Ziad Douieri’s "The Attack"
Ziad Douieri’s "The Attack"

Sponsored mostly by Marrakech’s King Muhammed VI, who dodged the currents of the Arab Spring by promising largely cosmetic reforms for his greatly impoverished country, the 12th annual Festival International du Film de Marrakech was lavish and well programmed, as John Boorman’s jury of international movie stars and auteurs yielded a crop of winners worth arguing about late into the unseasonably cold Moroccan nights.

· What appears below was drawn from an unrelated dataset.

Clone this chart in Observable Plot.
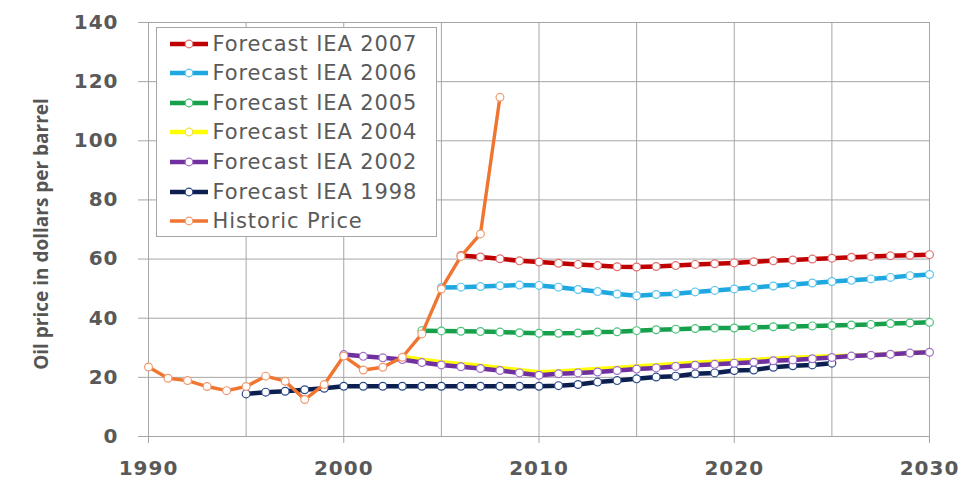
<!DOCTYPE html>
<html>
<head>
<meta charset="utf-8">
<script src="https://cdn.jsdelivr.net/npm/d3@7"></script>
<script src="https://cdn.jsdelivr.net/npm/@observablehq/plot@0.6"></script>
<style>
  body { margin: 0; background: #fff; }
  #wrap { position: relative; width: 961px; height: 494px; overflow: hidden; }
  #legend { position: absolute; left: 156px; top: 27px; width: 281px; height: 210px;
            border: 1.5px solid #a6a6a6; background: #fff; box-sizing: border-box; }
  .row { position: absolute; left: 0; height: 30px; display: flex; align-items: center;
         font-family: "DejaVu Sans", sans-serif; font-size: 21px; letter-spacing: 0.9px;
         color: #5a5a5a; white-space: nowrap; }
  .row svg { margin-left: 12.5px; margin-right: 5px; }
  #ylabel { position: absolute; left: 41px; top: 234px; transform: translate(-50%, -50%) rotate(-90deg);
            white-space: nowrap; font-family: "Open Sans", sans-serif; font-weight: 700; font-size: 19px; color: #555; }
  svg text { letter-spacing: 1px; }
</style>
</head>
<body>
<div id="wrap">
  <div id="chart"></div>
  <div id="ylabel">Oil price in dollars per barrel</div>
  <div id="legend"></div>
</div>
<script>
// ---- data ----
const xTickLabels = [1990, 2000, 2010, 2020, 2030];
const xGridYears = [1990, 1995, 2000, 2005, 2010, 2015, 2020, 2025, 2030];
const yTickLabels = [0, 20, 40, 60, 80, 100, 120, 140];

const historicStart = 1990;
const historic = [23.5, 19.7, 18.9, 16.9, 15.5, 16.9, 20.4, 18.7, 12.5, 17.6,
                  27.2, 22.5, 23.4, 26.8, 34.7, 49.9, 60.9, 68.5, 114.7];

const iea1998Start = 1995;
const iea1998 = [14.4, 15.0, 15.3, 15.8, 16.3, 17.0, 17.0, 17.0, 17.0, 17.0,
                 17.0, 17.0, 17.0, 17.0, 17.0, 17.0, 17.2, 17.6, 18.4, 18.9,
                 19.5, 20.1, 20.4, 21.2, 21.5, 22.3, 22.5, 23.4, 23.9, 24.2, 24.8];

const iea2002Start = 2000;
const iea2002 = [27.7, 27.1, 26.6, 26.0, 25.0, 24.2, 23.6, 23.0, 22.3, 21.5,
                 20.7, 21.2, 21.5, 21.8, 22.3, 22.8, 23.2, 23.7, 24.1, 24.4,
                 24.8, 25.1, 25.6, 25.9, 26.3, 26.7, 27.2, 27.5, 27.8, 28.2, 28.5];

const iea2004Start = 2003;
const iea2004 = [27.0, 26.0, 25.1, 24.5, 23.9, 23.2, 22.4, 21.7, 22.0, 22.4,
                 22.8, 23.2, 23.7, 24.1, 24.5, 24.9, 25.3, 25.6, 25.9, 26.3,
                 26.6, 26.9, 27.1, 27.3, 27.5, 27.8, 28.2, 28.5];

const iea2005Start = 2004;
const iea2005 = [35.8, 35.7, 35.6, 35.5, 35.3, 35.1, 34.9, 34.9, 35.0, 35.3,
                 35.4, 35.8, 36.1, 36.3, 36.5, 36.7, 36.7, 36.9, 37.1, 37.2,
                 37.4, 37.5, 37.7, 37.9, 38.2, 38.4, 38.6];

const iea2006Start = 2005;
const iea2006 = [50.4, 50.5, 50.7, 51.0, 51.2, 51.1, 50.5, 49.7, 49.0, 48.2,
                 47.6, 48.0, 48.3, 48.9, 49.4, 49.9, 50.4, 50.9, 51.4, 51.9,
                 52.4, 52.8, 53.3, 53.8, 54.4, 54.8];

const iea2007Start = 2006;
const iea2007 = [61.2, 60.7, 60.1, 59.4, 59.0, 58.6, 58.2, 57.8, 57.4, 57.3,
                 57.5, 57.8, 58.2, 58.4, 58.7, 59.1, 59.4, 59.7, 60.0, 60.3,
                 60.6, 60.9, 61.1, 61.3, 61.5];

const seriesNames = ["Forecast IEA 2007", "Forecast IEA 2006", "Forecast IEA 2005",
                     "Forecast IEA 2004", "Forecast IEA 2002", "Forecast IEA 1998", "Historic Price"];

// ---- styles ----
const styles = {
  "Forecast IEA 2007": {color: "#c00000", marker: "#e07070", width: 4.5, dots: true},
  "Forecast IEA 2006": {color: "#1fa8e0", marker: "#5cc4ee", width: 4.5, dots: true},
  "Forecast IEA 2005": {color: "#16a04c", marker: "#4cc27a", width: 4.5, dots: true},
  "Forecast IEA 2004": {color: "#ffff00", marker: "#f0e040", width: 4.5, dots: false},
  "Forecast IEA 2002": {color: "#7030a0", marker: "#a070c8", width: 4.5, dots: true},
  "Forecast IEA 1998": {color: "#0c1f4f", marker: "#2a4a8a", width: 4.5, dots: true},
  "Historic Price":    {color: "#f07530", marker: "#f09a70", width: 3.4, dots: true}
};

function rows(start, values) {
  return values.map((v, i) => ({year: start + i, value: v}));
}

const drawOrder = [
  ["Forecast IEA 1998", rows(iea1998Start, iea1998)],
  ["Forecast IEA 2004", rows(iea2004Start, iea2004)],
  ["Forecast IEA 2002", rows(iea2002Start, iea2002)],
  ["Forecast IEA 2005", rows(iea2005Start, iea2005)],
  ["Forecast IEA 2006", rows(iea2006Start, iea2006)],
  ["Forecast IEA 2007", rows(iea2007Start, iea2007)],
  ["Historic Price", rows(historicStart, historic)]
];

const seriesMarks = [];
for (const [name, data] of drawOrder) {
  const s = styles[name];
  seriesMarks.push(Plot.line(data, {x: "year", y: "value", stroke: s.color, strokeWidth: s.width,
                                    strokeLinejoin: "round", strokeLinecap: "butt"}));
  if (s.dots) {
    seriesMarks.push(Plot.dot(data, {x: "year", y: "value", r: 3.9, fill: "white",
                                     stroke: s.marker, strokeWidth: 1.2}));
  }
}

const gridColor = "#a6a6a6";
const chart = Plot.plot({
  width: 961,
  height: 494,
  marginLeft: 148,
  marginRight: 32,
  marginTop: 22,
  marginBottom: 58,
  x: {domain: [1990, 2030]},
  y: {domain: [0, 140]},
  style: {background: "white", fontFamily: "DejaVu Sans", color: "#595959"},
  marks: [
    Plot.gridX(xGridYears, {stroke: gridColor, strokeOpacity: 1, strokeWidth: 1}),
    Plot.gridY(yTickLabels, {stroke: gridColor, strokeOpacity: 1, strokeWidth: 1}),
    Plot.axisY(yTickLabels, {tickSize: 10, tickPadding: 20, stroke: gridColor, fill: "#595959",
                             fontSize: 20, fontWeight: "bold", label: null}),
    Plot.axisX(xTickLabels, {tickSize: 7, tickPadding: 17, stroke: gridColor, fill: "#595959",
                             fontSize: 20, fontWeight: "bold", label: null, tickFormat: d => String(d)}),
    Plot.ruleY([0], {stroke: gridColor}),
    ...seriesMarks
  ]
});
document.getElementById("chart").appendChild(chart);

// ---- legend ----
const legend = document.getElementById("legend");
seriesNames.forEach((name, i) => {
  const s = styles[name];
  const row = document.createElement("div");
  row.className = "row";
  row.style.top = (0.5 + i * 29.6) + "px";
  row.innerHTML =
    `<svg width="38" height="12" viewBox="0 0 38 12">
       <line x1="0" y1="6" x2="38" y2="6" stroke="${s.color}" stroke-width="${s.width < 4 ? 3.5 : 4.5}"/>
       <circle cx="19" cy="6" r="3.8" fill="white" stroke="${s.marker}" stroke-width="1.2"/>
     </svg><span>${name}</span>`;
  legend.appendChild(row);
});
</script>
</body>
</html>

Drawing heavily from Toronto and Venice, the festival does a number of things younger, less well-financed festivals could learn from. Despite the pomp and circumstance, the focus is truly on an eclectic and well-considered competition lineup. Despite retrospectives for directors like Boorman, Jonathan Demme and Zhang Yimou, the competition films are never drowned out by the rampant pomp and circumstance.

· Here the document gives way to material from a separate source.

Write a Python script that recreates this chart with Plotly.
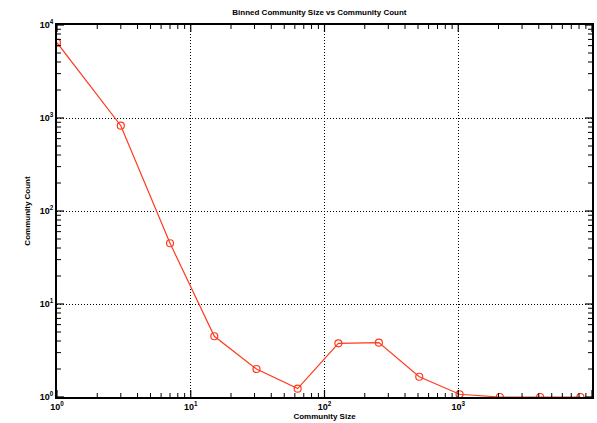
import plotly.graph_objects as go

community_size = [1, 3, 7, 15, 31, 63, 127, 255, 511, 1023, 2047, 4095, 8191]
community_count = [6450, 826, 45, 4.5, 2.0, 1.23, 3.78, 3.84, 1.65, 1.07, 1.0, 1.0, 1.0]

tick_vals = [1, 10, 100, 1000, 10000]
tick_text = ["10<sup>0</sup>", "10<sup>1</sup>", "10<sup>2</sup>", "10<sup>3</sup>", "10<sup>4</sup>"]
minor_vals = [m * d for d in [1, 10, 100, 1000] for m in range(2, 10)]

color = "#ff3a1f"
font_family = "Liberation Sans, Arial, sans-serif"

fig = go.Figure()
fig.add_trace(go.Scatter(
    x=community_size, y=community_count, mode="lines+markers",
    line=dict(color=color, width=1.2),
    marker=dict(symbol="circle-open", size=7, color=color, line=dict(width=1.2, color=color)),
    showlegend=False,
))

axis_common = dict(
    type="log",
    showline=True, linecolor="black", linewidth=2, mirror=True,
    ticks="", showgrid=True, gridcolor="black", gridwidth=1, griddash="1px,2px",
    zeroline=False,
    tickmode="array", tickvals=tick_vals, ticktext=tick_text,
    tickfont=dict(family=font_family, size=9, color="black", weight="bold"),
)

# tick marks drawn as pixel-length segments anchored at the tick values on every edge
shapes = []
for vals, length, width in [(tick_vals, 7, 1.2), (minor_vals, 4, 1)]:
    for v in vals:
        ln = dict(color="black", width=width)
        # bottom and top edges
        shapes.append(dict(type="line", layer="above", xref="x", yref="paper", ysizemode="pixel",
                           yanchor=0, x0=v, x1=v, y0=0, y1=length, line=ln))
        shapes.append(dict(type="line", layer="above", xref="x", yref="paper", ysizemode="pixel",
                           yanchor=1, x0=v, x1=v, y0=0, y1=-length, line=ln))
        # left and right edges
        shapes.append(dict(type="line", layer="above", yref="y", xref="paper", xsizemode="pixel",
                           xanchor=0, y0=v, y1=v, x0=0, x1=length, line=ln))
        shapes.append(dict(type="line", layer="above", yref="y", xref="paper", xsizemode="pixel",
                           xanchor=1, y0=v, y1=v, x0=0, x1=-length, line=ln))

fig.update_layout(
    xaxis=dict(axis_common, range=[0, 4],
               title=dict(text="Community Size", font=dict(family=font_family, size=8, color="black", weight="bold"), standoff=2)),
    yaxis=dict(axis_common, range=[0, 4],
               title=dict(text="Community Count", font=dict(family=font_family, size=8, color="black", weight="bold"), standoff=8)),
    shapes=shapes,
    width=597, height=423,
    margin=dict(l=57, r=5, t=25, b=26, autoexpand=False),
    paper_bgcolor="white", plot_bgcolor="white",
    title=dict(text="Binned Community Size vs Community Count", x=0.535, xanchor="center", y=0.972, yanchor="middle",
               font=dict(family=font_family, size=8, color="black", weight="bold")),
)

fig.write_html("out.html", config={"displayModeBar": False},
               post_script="document.body.style.margin='0';")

Well-attended screenings start on time; traveling throughout the sprawling metropolis, perched just below the foothills of the snowcapped Atlas Mountains, is made easy by a fleet of drivers unfazed by a city seemingly without streetlights. Outdoor screenings in the city’s legendary square Jamaa El Fanaa (immortalized by Hitchcock in “The Man Who Knew Too Much”), draw tens of thousands.

Film festivals in exotic locales, for better or worse, thrive on star wattage. Tributes to Demme, Yimou, Isabelle Huppert and seemingly the entire Bollywood film industry took place on a stage in the massive Palais de Congres that looks like a postmodern ‘70s game show. The opening party at the new Taj Palace included belly dancers, men on stilts and several tiers of VIP importance, lest any plebes try to get within shouting distance of filmmakers like jury member James Gray, or Darren Aronofsky, who taught a two-hour “masterclass.”

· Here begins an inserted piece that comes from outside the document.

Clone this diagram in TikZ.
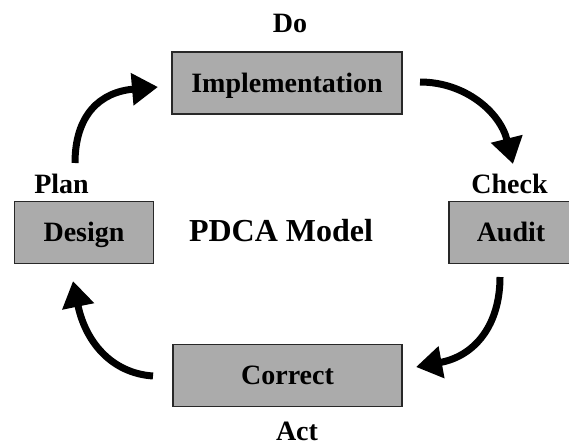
\documentclass[tikz,border=0pt]{standalone}
\usepackage{fontspec}
\setmainfont{Liberation Serif}
\usetikzlibrary{arrows.meta}
\definecolor{boxgray}{RGB}{171,171,171}
\definecolor{boxline}{RGB}{40,40,40}
\tikzset{
  stagebox/.style={draw=boxline, line width=1.3pt, fill=boxgray, inner sep=0pt,
    minimum height=62pt, text height=18pt, text depth=0pt,
    font=\fontsize{28}{32}\selectfont\bfseries},
  phase/.style={anchor=base, inner sep=0pt, font=\fontsize{28}{32}\selectfont\bfseries},
  title/.style={anchor=base, inner sep=0pt, font=\fontsize{32}{36}\selectfont\bfseries},
  cyclearrow/.style={line width=7pt, -{Triangle[length=26pt,width=31pt]}}
}
\begin{document}
\begin{tikzpicture}[x=1pt,y=-1pt]
\useasboundingbox (0,0) rectangle (569,447);
% boxes
\node[stagebox, minimum width=230pt] (impl) at (287,83) {Implementation};
\node[stagebox, minimum width=139pt] (design) at (84,232.5) {Design};
\node[stagebox, minimum width=124pt] (audit) at (511,232.5) {Audit};
\node[stagebox, minimum width=229pt] (correct) at (287.5,375.5) {Correct};
% phase labels
\node[phase] (do) at (290,32) {Do};
\node[phase] (plan) at (61.5,193) {Plan};
\node[phase] (check) at (509.5,193) {Check};
\node[phase] (act) at (297,440) {Act};
\node[title] (model) at (281,241) {PDCA Model};
% arrow end points
\coordinate (a1s) at (75,163);
\coordinate (a1e) at (158,87);
\coordinate (a2s) at (420,82);
\coordinate (a2e) at (513,164);
\coordinate (a3s) at (500,277);
\coordinate (a3e) at (416,367);
\coordinate (a4s) at (153,376);
\coordinate (a4e) at (73,281);
% arrows
\draw[cyclearrow] (a1s) .. controls (75,115) and (100,92) .. (a1e);
\draw[cyclearrow] (a2s) .. controls (465,82) and (500,112) .. (a2e);
\draw[cyclearrow] (a3s) .. controls (500,325) and (475,356) .. (a3e);
\draw[cyclearrow] (a4s) .. controls (110,373) and (85,340) .. (a4e);
\end{tikzpicture}
\end{document}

That event was moderated by a TV presenter who asked terrible questions and had the effortless, leisure-class leer of a Third World dictator. It revealed little new info; Aronofsky had no interest in talking about “Noah” or discussing anything you can’t find on his director commentaries. It was hard to associate Aronofsky with the guy who made a $50,000 movie 15 years ago.

Darren Aronofsky's master class was moderated by a TV presenter who asked terrible questions and had the leisure-class leer of a Third World dictator.

Last year, rumor had Prince Moulay Rachid, the King’s younger brother, personally request that Jessica Chastain sit next to him at his nine-course festival dinner; this year, his guest was Monica Bellucci, who was in town with Bahman Ghobadi’s “Rhino Season.” She plays the long-lost wife of the Kurdish-Iranian poet Saleh, a family friend of Ghobadi’s, who was imprisoned for nearly 30 years following the Iranian revolution.

A step up in budget for Ghobadi, whose “No One Knows About Persian Cats” was a hit on the festival circuit a few years ago, “Rhino Season” has an overly mannered style; the budget just for lens filters and post-production software may have been higher than all of “Persian Cats.” His style maintains some of the rough-hewn immediacy of his earlier films, but that feels mostly like mistakes seeping into a suddenly over-determined style.

The film’s main problem, beyond its suffocating aesthetic, is it’s awfully low on tangible information concerning Saleh’s poetry and political persuasion. The context of the revolution is established with out-of-focus shots of revolutionary protest stock footage, superimposed with an ice-strewn tree branch that’s dripping water. It’s cheap and underwhelming, but given the dramatic import of the events, it also feels like the easy way out of dramatizing Saleh’s political stance. Was he in favor of the Shah? What about the content of his poems rankled the Islamists?